Niewielka szkoła w gminie Górzno. Budynek z przełomu XIX i XX w., zadbany, dzięki staraniom nauczycieli, rodziców, władz gminy. W starej kronice z 1923 r. zapisano, że rozpoczął się nowy rok w Szkole Powszechnej, jest 150 uczniów, w tym 17 Niemców.
Dziś szkoła liczy 57 uczniów w klasach od zerówki do szóstej. Jeden oddział w każdym roczniku. Od strony dydaktycznej to komfort dla nauczycieli. Sale lekcyjne, na parterze i piętrze. Nie ma jednak kuchni, miejsca na sporządzanie posiłków. - Wkrótce i to się zmieni. Chcemy jedno pomieszczenie wygospodarować i przystosować na potrzeby kuchni. Wówczas będzie można przygotować posiłki gorące - wyjaśnia Maria Jankowska, dyrektor tej placówki oświatowej. Nie oznacza to, że uczniowie pozbawieni są posiłku. Z Górzna codziennie dowożone są kanapki, bułki z wędliną, serem, także coś słodkiego - drożdżówki, pączki. Do tego herbata. Tomasz Paszke, właściciel firmy "Dortom", wybrał tę właśnie szkołę w naszej akcji "Chleba naszego dzieciom", aby przekazać 300 złotych do uczniowskiego dożywiania.
- Czuję się wyróżniony mogąc pomóc uczniom, najmłodszym mieszkańcom Miesiączkowa. Czynię to z pełnym przekonaniem, mając nadzieję, że zmobilizuję innych. Akcja "Gazety Pomorskiej" zasługuje na najwyższe uznanie - stwierdził ofiarodawca.

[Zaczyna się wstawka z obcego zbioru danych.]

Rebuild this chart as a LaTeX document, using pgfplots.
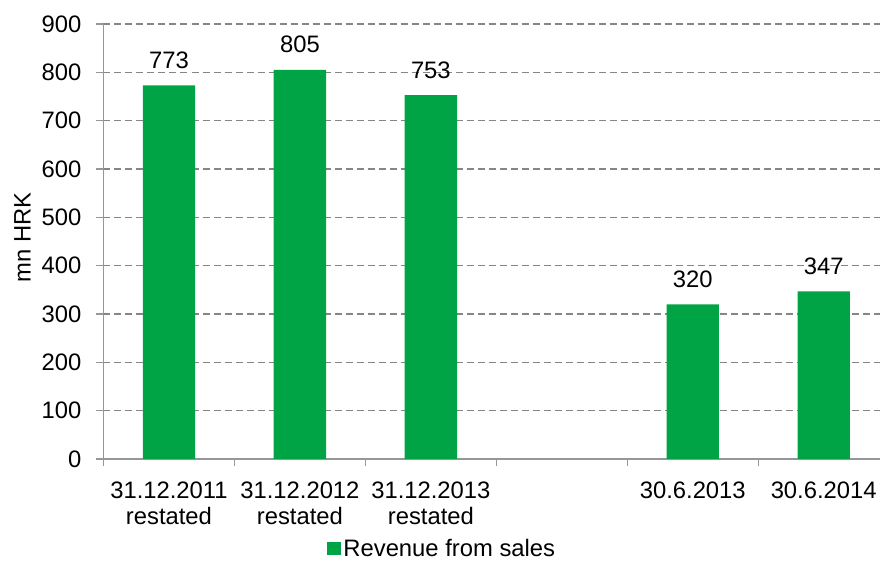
\documentclass[border=0pt]{standalone}
\usepackage{pgfplots}
\pgfplotsset{compat=1.18}
\usepackage{fontspec}
\setmainfont{Liberation Sans}
\usetikzlibrary{calc}
\definecolor{bargreen}{RGB}{0,164,68}
\definecolor{gridgray}{RGB}{134,134,134}
\definecolor{axgray}{RGB}{150,150,150}
\newcommand{\chartfont}{\fontsize{23.8bp}{26bp}\selectfont}
\begin{document}
\begin{tikzpicture}
\begin{axis}[
  name=ax,
  scale only axis,
  width=776.5bp, height=435bp,
  xmin=-0.5, xmax=5.43,
  ymin=0, ymax=900,
  ytick={0,100,...,900},
  xtick={0,1,2,4,5},
  xticklabels={{31.12.2011\\restated},{31.12.2012\\restated},{31.12.2013\\restated},{30.6.2013},{30.6.2014}},
  minor xtick={-0.5,0.5,1.5,2.5,3.5,4.5},
  major x tick style={draw=none},
  minor x tick style={draw=axgray, line width=1.2bp},
  minor tick length=7bp,
  major tick length=7bp,
  tick align=outside,
  ytick style={draw=axgray, line width=1.2bp},
  axis x line*=bottom,
  axis y line*=left,
  axis line style={draw=axgray, line width=1.2bp},
  ymajorgrids,
  major grid style={draw=gridgray, line width=1.2bp, dash pattern=on 7bp off 4bp},
  /pgf/number format/assume math mode=true,
  tick label style={font=\chartfont, text=black},
  yticklabel style={anchor=east, inner sep=0pt, xshift=-15bp},
  xticklabel style={align=center, anchor=north, inner sep=0pt, yshift=-16bp},
  ylabel={mn HRK},
  ylabel style={at={(axis description cs:-0.1043,0.51)}, anchor=center, font=\chartfont},
  ybar, bar width=0.4,
  nodes near coords,
  every node near coord/.append style={anchor=base, inner sep=0pt, yshift=17bp, font=\chartfont, text=black},
  legend style={at={(rel axis cs:0.4366,-0.206)}, anchor=center, draw=none, fill=none, font=\chartfont, inner sep=0pt, nodes={inner xsep=2.5bp, inner ysep=0pt}},
  legend image code/.code={\fill[bargreen] (0bp,-6.5bp) rectangle (13.5bp,6.5bp);},
  clip=false,
]
\addplot[fill=bargreen, draw=none] coordinates {(0,773) (1,805) (2,753) (4,320) (5,347)};
\addlegendentry{Revenue from sales}
\end{axis}
\pgfresetboundingbox
\path ($(ax.south west)+(-103.5bp,-102bp)$) rectangle ($(ax.north east)+(0bp,24bp)$);
\end{tikzpicture}
\end{document}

Dziękując za życzliwość, zrozumienie i ofiarność uczniowie szkoły uhonorowali Tomasza Paszke tytułem "Przyjaciel szkoły". "Najpiękniej jest świadczyć dobrodziejstwa tym, którzy się nam odwdzięczyć nie mogą" - napisano w specjalnym adresie. Tym samym tytułem uhonorowano niżej podpisanego.